P.S. Non mancherò di pregare con le mie deboli orazioni, il Signore e Maria SS.ma per l’anima da voi a me indicata; come ancora di raccomandar voi, o carissimo padre, e tutti di casa sia vivi che defunti. Si ricordino Enrico e Cencio di ciò che promisero a Maria SS.ma e a Padre Bompiani, di recitare, cioè, la mattina a mezzogiorno e la sera l’Angelus Domini, e sestaranno per la strada od altro sito non si vergognino di cavarsi il cappello; che se ciò faranno, e vinceranno il rispetto umano, siano sicuri della protezione di una sì gran cara Madre in vita ed in morte. Se poi vogliono conoscere chi è Maria ed affezionarsi a Lei per quanto loro è cara la salute dell’anima, leggano il libro intitolato Le Glorie di Maria di S. Alfonso e conosceranno chi è questa pietosa madre. Quando mi risponderete spero avranno già fatto ciò, e loro piacerà, essendovi almeno un centinaio di specialissimi esempi. Prendetevene cura voi, o buon padre.

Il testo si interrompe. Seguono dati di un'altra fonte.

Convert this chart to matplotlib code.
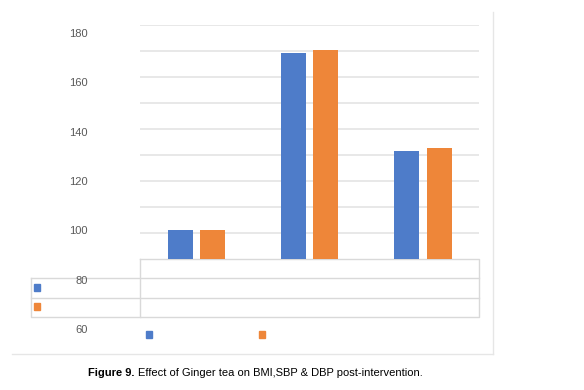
import numpy as np
import matplotlib
matplotlib.use("Agg")
import matplotlib.pyplot as plt
from matplotlib.patches import Rectangle
import matplotlib.transforms as mtransforms

# values (scale of the printed axis labels)
categories = ["BMI", "SBP", "DBP"]
series_a = [100.4, 172.3, 132.6]
series_b = [100.4, 173.5, 133.8]
tick_values = [60, 80, 100, 120, 140, 160, 180]

blue = "#4E7CC9"
orange = "#EE8639"
grid_c = "#E2E2E2"
label_c = "#595959"

plt.rcParams["font.family"] = ["Liberation Sans", "DejaVu Sans"]

fig = plt.figure(figsize=(5.84, 3.9), dpi=100)

# overlay in pixel coordinates for frame, table box and legend keys
over = fig.add_axes([0, 0, 1, 1], zorder=0)
over.set_xlim(0, 584)
over.set_ylim(390, 0)
over.axis("off")

ax = fig.add_axes([140 / 584, 1 - 259.3 / 390, 339.3 / 584, 234.3 / 390], zorder=1)
ax.patch.set_alpha(0)

x = np.arange(len(categories))
w = 0.221
off = 0.144
ax.bar(x - off, series_a, w, color=blue, zorder=3)
ax.bar(x + off, series_b, w, color=orange, zorder=3)

ymin, ymax = 88.7, 183.65
ax.set_xlim(-0.5, 2.5)
ax.set_ylim(ymin, ymax)
ax.set_yticks(np.linspace(ymin, ymax, 10)[1:])
ax.yaxis.grid(True, color=grid_c, linewidth=1.1)
ax.set_axisbelow(True)
ax.tick_params(length=0, labelleft=False, labelbottom=False)
ax.set_xticks([])
for s in ax.spines.values():
    s.set_visible(False)

# printed axis labels (they sit off the gridlines, as in the reference)
trans = mtransforms.blended_transform_factory(ax.transAxes, ax.transData)
for v in tick_values:
    ax.text(-0.154, v, str(v), transform=trans, ha="right", va="center",
            fontsize=8, color=label_c, clip_on=False)

# data table box under the plot area
lc = "#D9D9D9"
over.plot([140, 479.3, 479.3, 140, 140], [259.3, 259.3, 317.3, 317.3, 259.3], color=lc, lw=1)
over.plot([31, 479.3], [278.3, 278.3], color=lc, lw=1)
over.plot([31, 479.3], [297.7, 297.7], color=lc, lw=1)
over.plot([31, 31, 140], [278.3, 317.3, 317.3], color=lc, lw=1)

# legend keys
over.add_patch(Rectangle((34, 284), 6.3, 7, color=blue))
over.add_patch(Rectangle((34, 303.3), 6.3, 6.7, color=orange))
over.add_patch(Rectangle((146, 330.7), 5.7, 7, color=blue))
over.add_patch(Rectangle((258.7, 330.7), 6.3, 7, color=orange))

# chart frame (right and bottom edges only)
over.plot([492.7, 492.7], [12, 354.3], color="#E6E6E6", lw=1)
over.plot([11.7, 492.7], [354.3, 354.3], color="#E6E6E6", lw=1)

# caption
over.text(135, 373, "Figure 9.", ha="right", va="center", fontsize=8,
          fontweight="bold", color="black")
over.text(137.5, 373, "Effect of Ginger tea on BMI,SBP & DBP post-intervention.",
          ha="left", va="center", fontsize=8, color="black")

fig.savefig("out.png", dpi=100)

P.S. Nel chiudere la lettera ho saputo non essere zio andato in alcun luogo a predicare. Desidererei che al più presto o per la posta affrancato, o per altra occasione, se vi fosse, mi mandaste qualche numero di copie del libretto del Cuor di Gesù stampati costì. Per meglio ottenerli vi potrete dirigere o ai Gesuiti od a Sparvoli. Insieme a questo mi potrete mandare un cartello delle regole del medesimo Cuore che lasciai, domandando però licenza a Padre Casanuova, essendo suo, e se non si trovasse, bramerei si ricopiasse. Vogliate compiacermi al più presto e ne resterò molto soddisfatto.